◆ INFORMATION SUPPLIED ◆

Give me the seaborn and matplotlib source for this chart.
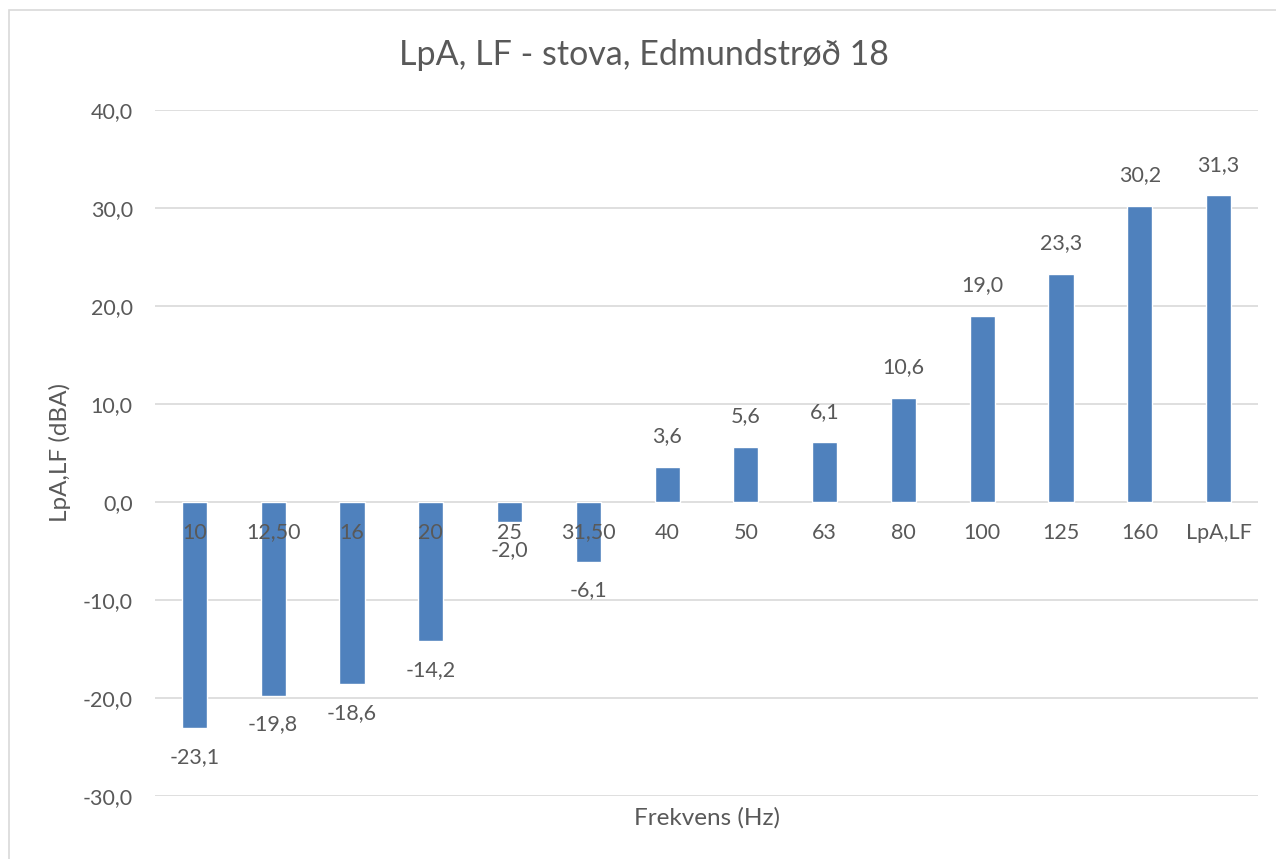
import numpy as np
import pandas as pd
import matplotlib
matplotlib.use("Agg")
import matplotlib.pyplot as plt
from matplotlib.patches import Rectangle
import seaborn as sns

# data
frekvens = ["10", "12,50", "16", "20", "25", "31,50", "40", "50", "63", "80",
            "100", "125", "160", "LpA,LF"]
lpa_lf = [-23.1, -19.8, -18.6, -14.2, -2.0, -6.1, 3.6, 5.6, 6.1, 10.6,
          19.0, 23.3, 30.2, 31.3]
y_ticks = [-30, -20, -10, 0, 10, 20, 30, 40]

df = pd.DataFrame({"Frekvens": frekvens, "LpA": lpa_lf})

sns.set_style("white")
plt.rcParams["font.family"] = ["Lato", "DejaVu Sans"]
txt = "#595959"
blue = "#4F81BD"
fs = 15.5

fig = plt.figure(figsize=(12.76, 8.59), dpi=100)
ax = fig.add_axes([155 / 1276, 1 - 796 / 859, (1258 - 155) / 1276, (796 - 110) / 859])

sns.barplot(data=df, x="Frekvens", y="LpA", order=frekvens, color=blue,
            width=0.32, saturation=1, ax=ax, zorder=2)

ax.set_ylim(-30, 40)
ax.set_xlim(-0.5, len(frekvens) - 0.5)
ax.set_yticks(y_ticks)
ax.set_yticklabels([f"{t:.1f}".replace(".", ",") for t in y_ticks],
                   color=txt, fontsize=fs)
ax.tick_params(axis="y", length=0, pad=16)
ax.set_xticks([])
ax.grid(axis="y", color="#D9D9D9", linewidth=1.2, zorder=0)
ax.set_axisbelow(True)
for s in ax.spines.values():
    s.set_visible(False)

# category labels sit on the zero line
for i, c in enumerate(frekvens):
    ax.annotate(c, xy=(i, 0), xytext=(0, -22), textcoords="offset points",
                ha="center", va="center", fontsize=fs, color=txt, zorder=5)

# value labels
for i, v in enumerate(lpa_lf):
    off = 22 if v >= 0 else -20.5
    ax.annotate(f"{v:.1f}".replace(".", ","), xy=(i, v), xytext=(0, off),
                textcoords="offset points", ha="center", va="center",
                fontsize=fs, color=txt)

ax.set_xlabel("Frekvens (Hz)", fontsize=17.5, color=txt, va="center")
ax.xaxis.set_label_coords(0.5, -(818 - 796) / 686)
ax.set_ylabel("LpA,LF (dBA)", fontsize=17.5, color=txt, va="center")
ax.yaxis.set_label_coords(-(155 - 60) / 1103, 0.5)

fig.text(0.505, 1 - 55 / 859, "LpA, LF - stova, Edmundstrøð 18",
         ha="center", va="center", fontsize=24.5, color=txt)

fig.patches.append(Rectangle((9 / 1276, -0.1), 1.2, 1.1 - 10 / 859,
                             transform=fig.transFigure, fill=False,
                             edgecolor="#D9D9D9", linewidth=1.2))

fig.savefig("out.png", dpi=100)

◆ WHAT THE TASK ASKS ◆
Write out the material above once more, exactly as it reads, with no pictures.

◆ SOLVED EXERCISE ◆
Give me the seaborn and matplotlib source for this chart.
import numpy as np
import pandas as pd
import matplotlib
matplotlib.use("Agg")
import matplotlib.pyplot as plt
from matplotlib.patches import Rectangle
import seaborn as sns

# data
frekvens = ["10", "12,50", "16", "20", "25", "31,50", "40", "50", "63", "80",
            "100", "125", "160", "LpA,LF"]
lpa_lf = [-23.1, -19.8, -18.6, -14.2, -2.0, -6.1, 3.6, 5.6, 6.1, 10.6,
          19.0, 23.3, 30.2, 31.3]
y_ticks = [-30, -20, -10, 0, 10, 20, 30, 40]

df = pd.DataFrame({"Frekvens": frekvens, "LpA": lpa_lf})

sns.set_style("white")
plt.rcParams["font.family"] = ["Lato", "DejaVu Sans"]
txt = "#595959"
blue = "#4F81BD"
fs = 15.5

fig = plt.figure(figsize=(12.76, 8.59), dpi=100)
ax = fig.add_axes([155 / 1276, 1 - 796 / 859, (1258 - 155) / 1276, (796 - 110) / 859])

sns.barplot(data=df, x="Frekvens", y="LpA", order=frekvens, color=blue,
            width=0.32, saturation=1, ax=ax, zorder=2)

ax.set_ylim(-30, 40)
ax.set_xlim(-0.5, len(frekvens) - 0.5)
ax.set_yticks(y_ticks)
ax.set_yticklabels([f"{t:.1f}".replace(".", ",") for t in y_ticks],
                   color=txt, fontsize=fs)
ax.tick_params(axis="y", length=0, pad=16)
ax.set_xticks([])
ax.grid(axis="y", color="#D9D9D9", linewidth=1.2, zorder=0)
ax.set_axisbelow(True)
for s in ax.spines.values():
    s.set_visible(False)

# category labels sit on the zero line
for i, c in enumerate(frekvens):
    ax.annotate(c, xy=(i, 0), xytext=(0, -22), textcoords="offset points",
                ha="center", va="center", fontsize=fs, color=txt, zorder=5)

# value labels
for i, v in enumerate(lpa_lf):
    off = 22 if v >= 0 else -20.5
    ax.annotate(f"{v:.1f}".replace(".", ","), xy=(i, v), xytext=(0, off),
                textcoords="offset points", ha="center", va="center",
                fontsize=fs, color=txt)

ax.set_xlabel("Frekvens (Hz)", fontsize=17.5, color=txt, va="center")
ax.xaxis.set_label_coords(0.5, -(818 - 796) / 686)
ax.set_ylabel("LpA,LF (dBA)", fontsize=17.5, color=txt, va="center")
ax.yaxis.set_label_coords(-(155 - 60) / 1103, 0.5)

fig.text(0.505, 1 - 55 / 859, "LpA, LF - stova, Edmundstrøð 18",
         ha="center", va="center", fontsize=24.5, color=txt)

fig.patches.append(Rectangle((9 / 1276, -0.1), 1.2, 1.1 - 10 / 859,
                             transform=fig.transFigure, fill=False,
                             edgecolor="#D9D9D9", linewidth=1.2))

fig.savefig("out.png", dpi=100)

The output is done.